Montreal is a college town at heart (a founding member of the Arcade Fire attended McGill University), and Montreal clubland is relaxed and proudly nonexclusive. Velvet ropes are rare, bottle service rarer still, and a disarmingly friendly vibe permeates. And unlike techno-centric Berlin or garage-rock-dominated Detroit, Montreal has endlessly mutating subcultures, making it one of the most diverse music cities on the planet.
Smart up-and-coming Canadian alt-rock bands like Magneta Lane jockey for prime slots at the Casa del Popolo, which has the cramped, slightly scuzzy feel of Lower East Side rock clubs like Rothko. Popolo also hosts the city’s best weekly party, “We Sold Our Soul to Rock and Roll,” where D.J.’s spin everything from seventies stoner rock to eighties hardcore. Rockabilly and goth bands like Flesh Will Rock You put on highly theatrical shows at Foufounes Électriques. Williamsburg scenesters who preened and danced at Larry Tee’s Luxx events will want to seek out the roving late-night parties called “I Love Neon,” thrown by a collective of electronic-music aficionados. In Montreal’s northernmost Mile End neighborhood, a bar called L’ Hémisphère Gauche is fast becoming a premier hipster hangout, thanks to a booking policy that mixes out-of-town acts (Washington, D.C., rockers Dead Meadow) with hometown favorites like Sunday Sinners.
The collegiate overtones mean an abundance of record stores, many of which are stocked with great used vinyl and have an almost curatorial feel. Cheap Thrills features a huge selection of new and used hip-hop and psychedelia (the 13th Floor Elevators); one of the store’s clerks runs the great local label Alien8 Records (home to Les Georges Leningrad). CD Esoterik boasts the newest and best laptop techno (Four Tet), left-field music, and psych-folk (Gang Gang Dance).
If you’re awake and not out record shopping during the day, visit Notre Dame Basilica, a neo-Gothic cathedral whose domelike ceiling is as breathtaking as any in Europe, or the Musée d’Art Contemporain de Montréal, featuring traveling exhibitions from the likes of South African multimedia artist William Kentridge. Or just nap off the previous night’s damage in Mount Royal Park, Montreal’s Central Park.

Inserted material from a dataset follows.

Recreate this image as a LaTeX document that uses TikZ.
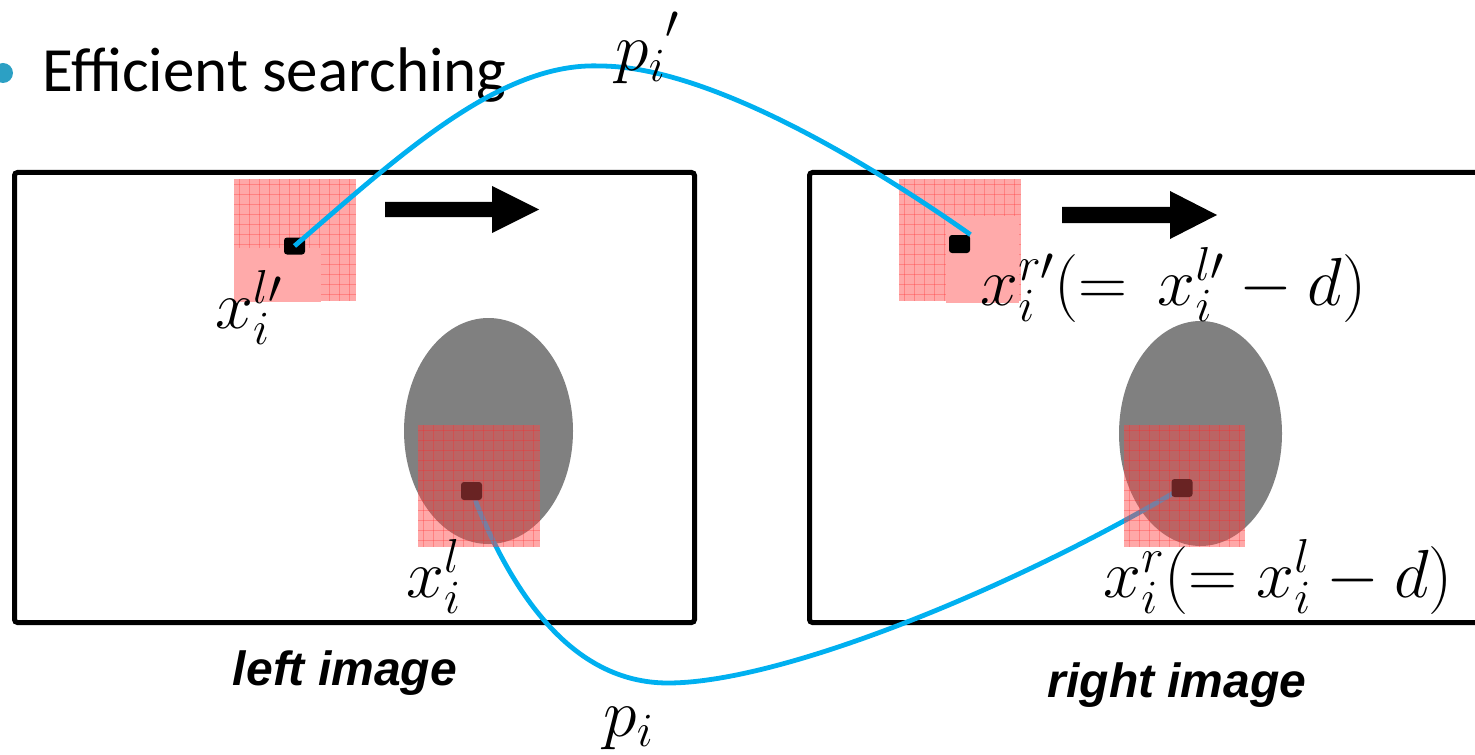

The neighborhood called Plateau Mont-Royal, which abuts Mile End, is dotted with nightclubs and cafés, such as Laïka (a relaxed brunch-and-lunch spot by day, but by night a lounge where local D.J.’s play low-key sets right next to diners) and Thai joint Chuchai (a venerable vegetarian eatery with the most intense curries in Montreal). For late-night eats on the cheap, Montreal’s Chinatown is packed with restaurants like Pho Bang NY, serving up $4 bowls of noodles, and Lotte Furama, one of the city’s best dim-sum joints.
Club prowlers will want to stay in Old Montreal. At the new W Hotel, locals like Montreal Mirror “Disko Akimbo” columnist Raf Katigbak spin eighties hits right along with early-nineties rave in the hotel’s space-age bar. It seems everyone from touring bands to gay-circuit-party D.J.’s has been crashing here lately, but I like to stay at the Hotel Gault, housed in a gorgeous Beaux Arts building. The staff is surprisingly sympathetic to the needs of clubgoers: A concierge happily gave directions to an after-hours nightspot at the ungodly hour of 5 A.M., and the hotel pushes its breakfast cutoff time back to a luxurious 2 P.M. on weekends.